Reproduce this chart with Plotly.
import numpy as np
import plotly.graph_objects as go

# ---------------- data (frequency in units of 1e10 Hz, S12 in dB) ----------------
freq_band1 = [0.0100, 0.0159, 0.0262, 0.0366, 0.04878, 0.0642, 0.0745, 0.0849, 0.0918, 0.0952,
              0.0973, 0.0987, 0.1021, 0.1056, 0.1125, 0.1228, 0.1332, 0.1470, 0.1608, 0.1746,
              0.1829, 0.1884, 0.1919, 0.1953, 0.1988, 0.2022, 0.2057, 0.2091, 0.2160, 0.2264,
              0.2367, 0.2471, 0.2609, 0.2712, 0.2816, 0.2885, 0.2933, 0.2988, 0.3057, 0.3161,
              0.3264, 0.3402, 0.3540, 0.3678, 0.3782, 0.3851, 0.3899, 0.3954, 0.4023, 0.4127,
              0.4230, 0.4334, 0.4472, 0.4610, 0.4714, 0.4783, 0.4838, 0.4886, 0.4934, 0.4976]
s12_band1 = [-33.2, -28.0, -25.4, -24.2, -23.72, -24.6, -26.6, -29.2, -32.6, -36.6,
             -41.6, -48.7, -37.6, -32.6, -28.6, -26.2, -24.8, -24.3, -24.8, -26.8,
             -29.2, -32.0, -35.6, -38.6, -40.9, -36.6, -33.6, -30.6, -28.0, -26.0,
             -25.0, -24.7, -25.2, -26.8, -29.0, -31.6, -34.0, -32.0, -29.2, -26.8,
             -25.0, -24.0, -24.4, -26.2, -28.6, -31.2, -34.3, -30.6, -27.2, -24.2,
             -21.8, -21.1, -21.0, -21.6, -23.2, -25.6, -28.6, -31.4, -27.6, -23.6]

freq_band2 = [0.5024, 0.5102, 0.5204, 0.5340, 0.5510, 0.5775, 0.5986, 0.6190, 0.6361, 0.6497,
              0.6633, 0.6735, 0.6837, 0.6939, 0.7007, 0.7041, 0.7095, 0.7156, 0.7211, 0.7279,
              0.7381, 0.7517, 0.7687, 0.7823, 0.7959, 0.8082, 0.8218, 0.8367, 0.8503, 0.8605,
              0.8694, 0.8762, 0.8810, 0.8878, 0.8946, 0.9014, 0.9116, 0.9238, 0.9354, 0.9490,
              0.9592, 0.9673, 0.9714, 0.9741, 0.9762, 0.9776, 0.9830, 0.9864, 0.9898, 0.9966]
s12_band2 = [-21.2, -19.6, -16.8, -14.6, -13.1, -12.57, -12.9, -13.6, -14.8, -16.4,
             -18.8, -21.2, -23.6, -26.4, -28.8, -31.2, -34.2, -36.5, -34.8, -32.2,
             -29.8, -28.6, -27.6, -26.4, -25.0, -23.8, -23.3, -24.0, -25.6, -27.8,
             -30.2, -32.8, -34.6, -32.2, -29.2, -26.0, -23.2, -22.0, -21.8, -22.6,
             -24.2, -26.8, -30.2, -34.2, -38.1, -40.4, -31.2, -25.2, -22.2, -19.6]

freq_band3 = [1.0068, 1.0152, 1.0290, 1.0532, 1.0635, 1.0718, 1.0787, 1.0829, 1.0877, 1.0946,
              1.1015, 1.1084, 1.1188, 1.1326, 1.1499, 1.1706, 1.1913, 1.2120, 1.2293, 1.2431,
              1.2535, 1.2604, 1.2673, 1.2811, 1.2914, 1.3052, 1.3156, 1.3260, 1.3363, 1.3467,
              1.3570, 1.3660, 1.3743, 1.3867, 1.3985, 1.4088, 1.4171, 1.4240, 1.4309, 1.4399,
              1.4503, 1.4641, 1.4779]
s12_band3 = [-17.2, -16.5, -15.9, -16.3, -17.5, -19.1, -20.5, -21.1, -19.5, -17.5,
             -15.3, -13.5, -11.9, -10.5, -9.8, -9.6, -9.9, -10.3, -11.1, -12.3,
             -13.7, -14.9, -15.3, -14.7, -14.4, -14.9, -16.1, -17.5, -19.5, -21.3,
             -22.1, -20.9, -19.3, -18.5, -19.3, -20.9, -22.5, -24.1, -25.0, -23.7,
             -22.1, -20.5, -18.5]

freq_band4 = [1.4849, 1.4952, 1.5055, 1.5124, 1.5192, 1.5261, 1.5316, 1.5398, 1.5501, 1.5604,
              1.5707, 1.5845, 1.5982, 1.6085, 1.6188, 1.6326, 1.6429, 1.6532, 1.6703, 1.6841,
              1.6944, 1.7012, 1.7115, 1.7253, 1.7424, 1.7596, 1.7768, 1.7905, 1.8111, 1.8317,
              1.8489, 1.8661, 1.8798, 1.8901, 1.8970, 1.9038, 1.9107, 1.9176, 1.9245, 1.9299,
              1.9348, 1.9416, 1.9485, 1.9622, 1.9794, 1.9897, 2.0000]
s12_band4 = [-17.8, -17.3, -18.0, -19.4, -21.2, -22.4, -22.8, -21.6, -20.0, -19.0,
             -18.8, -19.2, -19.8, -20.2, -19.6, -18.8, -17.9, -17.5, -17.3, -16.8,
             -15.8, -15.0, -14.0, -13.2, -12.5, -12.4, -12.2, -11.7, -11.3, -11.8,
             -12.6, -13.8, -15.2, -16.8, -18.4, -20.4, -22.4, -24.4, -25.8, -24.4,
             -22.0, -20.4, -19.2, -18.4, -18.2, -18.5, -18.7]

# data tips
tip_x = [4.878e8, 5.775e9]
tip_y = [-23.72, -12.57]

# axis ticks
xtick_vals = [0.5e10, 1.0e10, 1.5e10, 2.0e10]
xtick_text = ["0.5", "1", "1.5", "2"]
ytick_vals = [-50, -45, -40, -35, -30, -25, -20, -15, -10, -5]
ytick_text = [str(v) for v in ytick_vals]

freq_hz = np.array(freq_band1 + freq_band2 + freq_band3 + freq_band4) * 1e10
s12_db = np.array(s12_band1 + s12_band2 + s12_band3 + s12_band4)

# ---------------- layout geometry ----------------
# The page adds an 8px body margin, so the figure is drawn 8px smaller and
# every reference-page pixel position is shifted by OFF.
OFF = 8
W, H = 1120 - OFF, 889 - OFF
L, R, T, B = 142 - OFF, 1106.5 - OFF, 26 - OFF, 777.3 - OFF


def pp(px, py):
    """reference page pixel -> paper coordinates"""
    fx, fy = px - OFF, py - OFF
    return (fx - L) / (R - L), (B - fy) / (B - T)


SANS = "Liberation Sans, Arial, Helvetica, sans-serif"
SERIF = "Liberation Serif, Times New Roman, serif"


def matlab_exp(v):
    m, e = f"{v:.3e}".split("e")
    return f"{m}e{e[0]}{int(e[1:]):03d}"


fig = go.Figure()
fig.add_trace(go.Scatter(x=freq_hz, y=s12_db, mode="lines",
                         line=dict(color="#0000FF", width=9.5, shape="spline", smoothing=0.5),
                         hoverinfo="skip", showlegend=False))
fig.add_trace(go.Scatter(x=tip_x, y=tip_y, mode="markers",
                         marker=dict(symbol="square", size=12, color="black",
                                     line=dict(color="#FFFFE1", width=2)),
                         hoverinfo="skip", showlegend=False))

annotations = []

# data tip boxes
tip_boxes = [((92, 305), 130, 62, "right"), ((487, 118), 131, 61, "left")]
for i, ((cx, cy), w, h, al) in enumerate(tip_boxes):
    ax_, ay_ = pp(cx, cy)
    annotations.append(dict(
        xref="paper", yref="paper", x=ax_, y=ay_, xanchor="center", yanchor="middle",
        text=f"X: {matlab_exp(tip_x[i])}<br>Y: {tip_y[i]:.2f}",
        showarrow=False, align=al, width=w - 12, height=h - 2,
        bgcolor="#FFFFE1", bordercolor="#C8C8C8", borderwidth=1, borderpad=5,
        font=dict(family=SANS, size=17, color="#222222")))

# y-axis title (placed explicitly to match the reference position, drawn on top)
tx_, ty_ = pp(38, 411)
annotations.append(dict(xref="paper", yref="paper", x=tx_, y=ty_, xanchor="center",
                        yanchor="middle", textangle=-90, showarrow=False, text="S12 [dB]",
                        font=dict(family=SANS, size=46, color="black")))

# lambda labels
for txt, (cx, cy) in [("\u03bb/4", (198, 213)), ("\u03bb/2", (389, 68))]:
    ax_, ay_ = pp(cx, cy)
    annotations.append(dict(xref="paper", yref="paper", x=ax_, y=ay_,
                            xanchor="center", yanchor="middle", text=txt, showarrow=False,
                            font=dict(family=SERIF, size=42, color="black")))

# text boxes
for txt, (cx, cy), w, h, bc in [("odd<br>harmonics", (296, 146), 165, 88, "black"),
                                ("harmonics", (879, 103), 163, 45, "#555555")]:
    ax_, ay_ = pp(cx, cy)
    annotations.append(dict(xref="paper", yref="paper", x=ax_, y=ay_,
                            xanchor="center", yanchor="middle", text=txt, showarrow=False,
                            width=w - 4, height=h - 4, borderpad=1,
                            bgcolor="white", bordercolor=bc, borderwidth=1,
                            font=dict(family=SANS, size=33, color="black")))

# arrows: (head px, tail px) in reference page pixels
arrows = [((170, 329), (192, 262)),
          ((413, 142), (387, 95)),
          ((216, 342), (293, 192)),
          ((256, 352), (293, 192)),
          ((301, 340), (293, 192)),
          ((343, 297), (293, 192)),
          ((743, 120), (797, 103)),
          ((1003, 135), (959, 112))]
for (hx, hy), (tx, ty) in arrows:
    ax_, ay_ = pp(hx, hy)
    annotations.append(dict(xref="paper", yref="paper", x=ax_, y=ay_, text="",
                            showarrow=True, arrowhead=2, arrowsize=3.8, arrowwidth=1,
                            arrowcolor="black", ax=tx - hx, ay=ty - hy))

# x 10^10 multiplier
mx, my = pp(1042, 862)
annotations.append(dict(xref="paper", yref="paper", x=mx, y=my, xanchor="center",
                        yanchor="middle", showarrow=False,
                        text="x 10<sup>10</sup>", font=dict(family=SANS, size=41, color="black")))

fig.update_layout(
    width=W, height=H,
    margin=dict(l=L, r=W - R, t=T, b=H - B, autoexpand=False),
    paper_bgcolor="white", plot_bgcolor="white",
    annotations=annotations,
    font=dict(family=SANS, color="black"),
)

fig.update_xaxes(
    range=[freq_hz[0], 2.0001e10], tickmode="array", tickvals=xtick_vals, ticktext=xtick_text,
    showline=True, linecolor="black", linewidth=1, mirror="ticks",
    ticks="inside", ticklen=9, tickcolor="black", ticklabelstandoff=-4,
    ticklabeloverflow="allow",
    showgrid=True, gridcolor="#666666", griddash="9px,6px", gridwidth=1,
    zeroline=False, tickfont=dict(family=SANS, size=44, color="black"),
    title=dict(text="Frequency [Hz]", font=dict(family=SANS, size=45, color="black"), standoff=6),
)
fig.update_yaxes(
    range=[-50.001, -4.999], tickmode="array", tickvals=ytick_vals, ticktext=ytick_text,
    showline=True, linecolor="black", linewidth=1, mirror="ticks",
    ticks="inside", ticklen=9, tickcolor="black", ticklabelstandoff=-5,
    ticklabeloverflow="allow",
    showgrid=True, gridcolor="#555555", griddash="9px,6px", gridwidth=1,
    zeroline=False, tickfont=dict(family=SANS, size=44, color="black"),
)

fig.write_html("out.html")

DIRECTIONS FOR THIS TASK: Starting at the first line of the material above, reproduce each line exactly up to and including the line with "-31.4, -27.6, -23.6]".

EXPECTED ANSWER:
Reproduce this chart with Plotly.
import numpy as np
import plotly.graph_objects as go

# ---------------- data (frequency in units of 1e10 Hz, S12 in dB) ----------------
freq_band1 = [0.0100, 0.0159, 0.0262, 0.0366, 0.04878, 0.0642, 0.0745, 0.0849, 0.0918, 0.0952,
              0.0973, 0.0987, 0.1021, 0.1056, 0.1125, 0.1228, 0.1332, 0.1470, 0.1608, 0.1746,
              0.1829, 0.1884, 0.1919, 0.1953, 0.1988, 0.2022, 0.2057, 0.2091, 0.2160, 0.2264,
              0.2367, 0.2471, 0.2609, 0.2712, 0.2816, 0.2885, 0.2933, 0.2988, 0.3057, 0.3161,
              0.3264, 0.3402, 0.3540, 0.3678, 0.3782, 0.3851, 0.3899, 0.3954, 0.4023, 0.4127,
              0.4230, 0.4334, 0.4472, 0.4610, 0.4714, 0.4783, 0.4838, 0.4886, 0.4934, 0.4976]
s12_band1 = [-33.2, -28.0, -25.4, -24.2, -23.72, -24.6, -26.6, -29.2, -32.6, -36.6,
             -41.6, -48.7, -37.6, -32.6, -28.6, -26.2, -24.8, -24.3, -24.8, -26.8,
             -29.2, -32.0, -35.6, -38.6, -40.9, -36.6, -33.6, -30.6, -28.0, -26.0,
             -25.0, -24.7, -25.2, -26.8, -29.0, -31.6, -34.0, -32.0, -29.2, -26.8,
             -25.0, -24.0, -24.4, -26.2, -28.6, -31.2, -34.3, -30.6, -27.2, -24.2,
             -21.8, -21.1, -21.0, -21.6, -23.2, -25.6, -28.6, -31.4, -27.6, -23.6]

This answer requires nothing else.